I first read Fear and Loathing in Las Vegas in 2002 (as an exception to
the rule, ignorance here was just… ignorance). See, I was then asked, with affected dubiety by a brilliantly narrow-minded
Catholic year 12 English teacher, to select a work of twentieth century contemporary literature thus far unread; to compose
a persuasive critical analysis of justification for why it warranted inclusion
into the twenty-first century’s organic literary canon. I said, hot damn (“Can I muse upon this for a time?”).
I said, I want to read a journalistic novel about unencumbered, raging, drugs-addicted bohemian anti-heroes eking a debauched
netherworld – and etherworld – week of decadence in Vegas (“It’s, um, about the American Dream”).
I said, I want to read this filthy-minded satire from the perspective of a crippled and paranoiac man’s vaporous, mescaline-fug
eyes (“It’s an allegory of hope”). I said, I want to read a pugilistic, poetical, fuck-you-in-the-ear ode
to a rockstar modern man’s disintegration of soul; a book about two guys ripped on a veritable arsenal of mind-compressing
hallucinogens; a threnody to the world of craziness where the moment of transcendence boils down to a psychopath shooting
at desert iguanas from within his cherry-apple Great Red Shark convertible (“It’s an invaluable statement against
animal cruelty”). I suckered my teacher in, and though still a small victory I don’t doubt a random atom of Hunter’s
glorying essence is somewhere passing through the air, jubilating over it. I got an A+.
He was a great man. And like all great men, Hunter S. Thompson bore the curse of genius. Even though I was singularly
privy to his words alone, countless and thorny as battlefields of roses, sometimes I didn’t understand him. His dense,
rewarding gonzo memoir papers Kingdom of Fear is an exemplar, an interminable source
of both Hunter the Poet Made Deified, and occasionally Hunter the Meandering Lunatic. His bones suffered the weight of legacy
and his bloodstream the clog of a billion coruscating witticisms. No human would call George W. Bush “the goof-ball
syphilis President” to his face. Hunter was something else.
Sometimes he wrote with his pen. Sometimes, like today, this day, he wrote with his own shotgun. Hunter Stockton Thompson
committed suicide, murdered himself, by shooting his own bullet into his own brain. It’s soul-sundering and depressing,
granted, but it’s also a curiously sentimentalist end. It’s the sort of business that harks back to the suffrage
of the hero-writer, of Hemingway, Fitzgerald, Kerouac, Acosta. That lost elegiac period where the man was king, and the work
itself was pale second. Hunter became a legend in his own lifetime. Realistically, how does one continue to live like this,
when the world progresses forward and legend becomes synonymous with myth?

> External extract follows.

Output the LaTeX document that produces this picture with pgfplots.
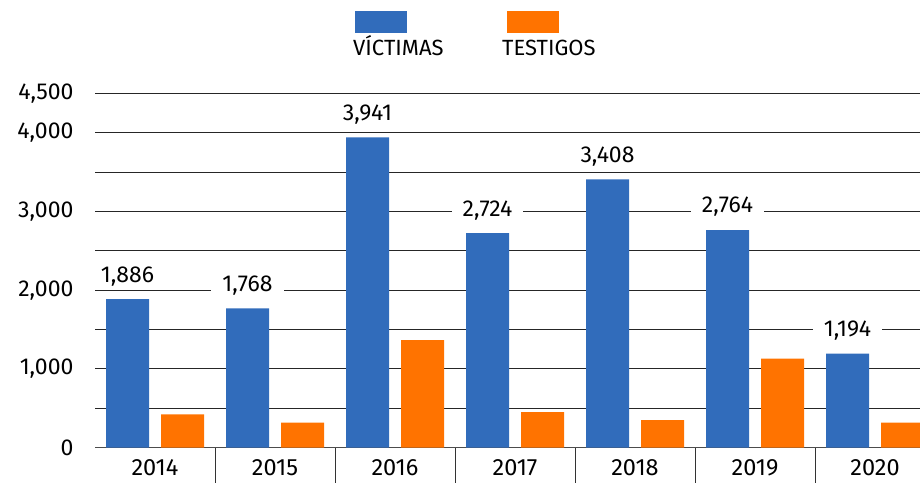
\documentclass[border=0pt]{standalone}
\usepackage{pgfplots}
\pgfplotsset{compat=1.18}
\usepackage{fontspec}
\setmainfont{Fira Sans}
\definecolor{cblue}{RGB}{49,108,187}
\definecolor{corange}{RGB}{255,115,0}
\begin{document}
\begin{tikzpicture}[x=1pt,y=1pt]
\useasboundingbox (0,0) rectangle (920,483);
\begin{axis}[
  at={(95pt,35.3pt)}, anchor=south west,
  scale only axis, width=825pt, height=354.4pt,
  xmin=-0.5, xmax=6.375, ymin=0, ymax=4500,
  ybar, bar width=43pt,
  axis x line*=bottom, axis y line*=left,
  y axis line style={draw=none},
  x axis line style={draw=black!70, line width=1pt, -},
  ytick={0,500,...,4500},
  yticklabels={0,,1{,}000,,2{,}000,,3{,}000,,4{,}000,4{,}500},
  ytick style={draw=none},
  ymajorgrids, grid style={black!85, line width=0.9pt},
  xtick={0,1,2,3,4,5,6},
  xticklabels={2014,2015,2016,2017,2018,2019,2020},
  xtick style={draw=black!80, line width=1pt},
  major tick length=0pt,
  extra x ticks={0.5,1.5,2.5,3.5,4.5,5.5},
  extra x tick labels={},
  extra x tick style={major tick length=35pt, tick align=outside},
  yticklabel style={font=\fontsize{23}{25}\selectfont, xshift=-18pt},
  xticklabel style={font=\fontsize{23.5}{25}\selectfont, yshift=-8pt},
  /pgf/number format/assume math mode=true,
  /pgf/number format/1000 sep={,},
  clip=false,
]
\addplot[fill=cblue, draw=none, bar shift=-27.5pt,
  nodes near coords,
  every node near coord/.append style={anchor=center, yshift=23pt, fill=white, inner xsep=11pt, inner ysep=4pt, font=\fontsize{23}{25}\selectfont, text=black}]
  coordinates {(0,1886) (1,1768) (2,3941) (3,2724) (4,3408) (5,2764) (6,1194)};
\addplot[fill=corange, draw=none, bar shift=27.5pt]
  coordinates {(0,424) (1,317) (2,1367) (3,453) (4,351) (5,1130) (6,317)};
\end{axis}
\fill[cblue] (355,450) rectangle (407,472);
\fill[corange] (507,450) rectangle (559,472);
\node[anchor=base west, inner sep=0, font=\fontsize{22}{24}\selectfont] at (353,427) {VÍCTIMAS};
\node[anchor=base west, inner sep=0, font=\fontsize{22}{24}\selectfont] at (502,427) {TESTIGOS};
\end{tikzpicture}
\end{document}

For me, at least, the way in which he elected to go does not, to any degree, negate how I feel for this embodied moment
in history. And yeah, his passing will be encased in the amber of my heart forever, in much the same way people have sung
the loss of J.F.K. or Princess Di or Kurt Cobain or Jeff Buckley. I was young and impressionable, searching for a wilding
mantra to go by living, and Hunter. Well. He showed me the bats.
Hunter S. Thompson wrote of Tim Leary, in a personalised obituary published June 9, 1996: “He is forgotten but
not gone. We will see him soon enough. Our tribe is now smaller by one. Our circle is one link shorter. And there is one more
name on the honour roll of pure warriors who saw the great light and leapt for it.” It’s an irony, then, that
his very own words are the best ones to serenade his passing. He not only leapt for that great light, but stoked its flame.
So think: as you order that next drink on the weekend perhaps it’s right to raise your glass in memoriam. Providing
it doesn’t interfere with arm-wrestling that Russian backpacker, of course. Hunter, well, he would have hated that.